Georgieva’s comments come ahead of a speech by Federal Reserve Chair Jerome Powell in Wyoming, which will be intensely monitored for clues on the path of interest rates. Central bankers from around the world are meeting in Jackson Hole for an annual three-day gathering, including Christine Lagarde, president of the European Central Bank.
“Central bankers will have to recognize that some specificity in how they approach the fight against inflation — and how they link this to their role in supporting growth and employment — how they approach that is going to be a matter of thorough assessment of national data.”
The IMF last month raised its outlook for the world economy this year, partly on expectations for a soft landing in the US, seeing global gross domestic product growing 3%. However, it warned of lingering downside risks from higher interest rates and Russia’s war in Ukraine.
Georgieva also highlighted the cost of economic fragmentation, which she wrote about earlier this week in an article in Foreign Affairs, describing it in the piece as “a process that begins with increasing barriers to trade and investment and, in its extreme form, ends with countries’ breaking into rival economic blocs.”
The fund has warned that increasing restrictions on the trade of goods and services could reduce global GDP by up to 7%, while foreign direct investment could be channelled into competing groups of countries, hurting output.

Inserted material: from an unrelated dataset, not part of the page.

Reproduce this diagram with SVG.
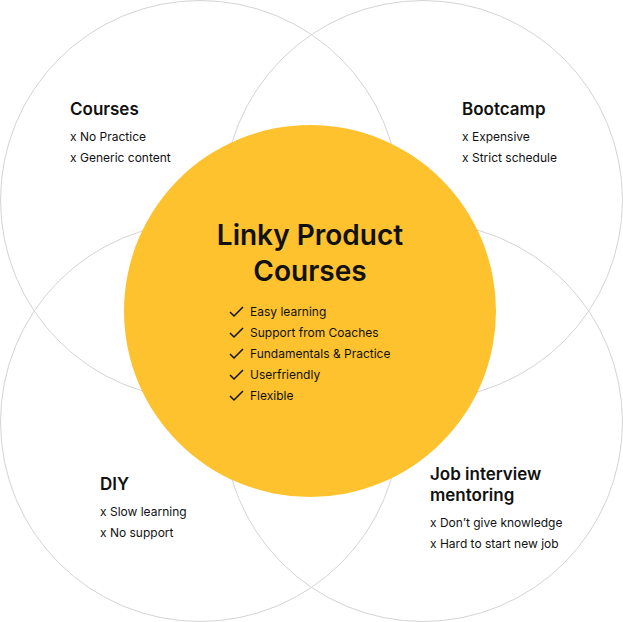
<svg xmlns="http://www.w3.org/2000/svg" width="623" height="622" viewBox="0 0 623 622">
<style>
.c{fill:none;stroke:#d4d4d4;stroke-width:1}
text{font-family:Inter,"Open Sans",sans-serif;fill:#111}
.h{font-size:17px;font-weight:600}
.t{font-size:12px}
.ti{font-size:28px;font-weight:600}
.ck{fill:none;stroke:#111;stroke-width:1.5}
</style>
<rect width="623" height="622" fill="#fff"/>
<g id="circles">
<circle class="c" cx="200" cy="200" r="199.5"/>
<circle class="c" cx="423" cy="200" r="199.5"/>
<circle class="c" cx="200" cy="422" r="199.5"/>
<circle class="c" cx="423" cy="422" r="199.5"/>
</g>
<g id="courses"><text class="h" x="70" y="115">Courses</text>
<text class="t" x="70" y="141">x  No Practice</text><text class="t" x="70" y="162">x  Generic content</text></g>
<g id="bootcamp"><text class="h" x="462" y="115">Bootcamp</text>
<text class="t" x="462" y="141">x  Expensive</text><text class="t" x="462" y="162">x  Strict schedule</text></g>
<g id="diy"><text class="h" x="100" y="490">DIY</text>
<text class="t" x="100" y="516">x  Slow learning</text><text class="t" x="100" y="537">x  No support</text></g>
<g id="job"><text class="h" x="430" y="480">Job interview</text><text class="h" x="430" y="501">mentoring</text>
<text class="t" x="430" y="527">x  Don’t give knowledge</text><text class="t" x="430" y="548">x  Hard to start new job</text></g>
<g id="linky">
<circle cx="310" cy="311" r="186" fill="#fdc22d"/>
<text class="ti" x="310" y="245" text-anchor="middle">Linky Product</text>
<text class="ti" x="310" y="281" text-anchor="middle">Courses</text>
<g class="t">
<text class="t" x="250" y="316">Easy learning</text>
<text class="t" x="250" y="337">Support from Coaches</text>
<text class="t" x="250" y="358">Fundamentals &amp; Practice</text>
<text class="t" x="250" y="379">Userfriendly</text>
<text class="t" x="250" y="400">Flexible</text>
</g>
<path class="ck" d="M230 312l4 4 9-9M230 333l4 4 9-9M230 354l4 4 9-9M230 375l4 4 9-9M230 396l4 4 9-9"/>
</g>
</svg>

These warnings come amid worries about rising economic and political competition between the US and China. Earlier this week, the Brics group of countries said it plans to more than double its membership, adding Saudi Arabia, United Arab Emirates and Egypt — among others — to the emerging-market bloc with heavyweights China, India and Russia.
Meanwhile, the greenback rallied towards a three-month high as traders mulled the possibility of higher-for-longer interest rates ahead of Federal Reserve Chair Jerome Powell’s speech at the Jackson Hole symposium.
The Bloomberg Dollar Spot Index climbed as much as 0.2% to the highest since early June as investors readied for cues from Powell on the Fed’s future steps to fight inflation and how they might be more hawkish than peers. The dollar gained against every major currency, with the risk-sensitive South Korean won and the Swedish krona among the worst losers.
“The relative fundamental story continues to move in favour of the greenback,” Win Thin, global head of currency strategy at Brown Brothers Harriman & Co in New York, wrote in a note. “The recent FOMC, European Central Bank and Bank of Japan decisions as well as the ongoing economic data underscore the divergence theme and so further dollar gains seem likely.”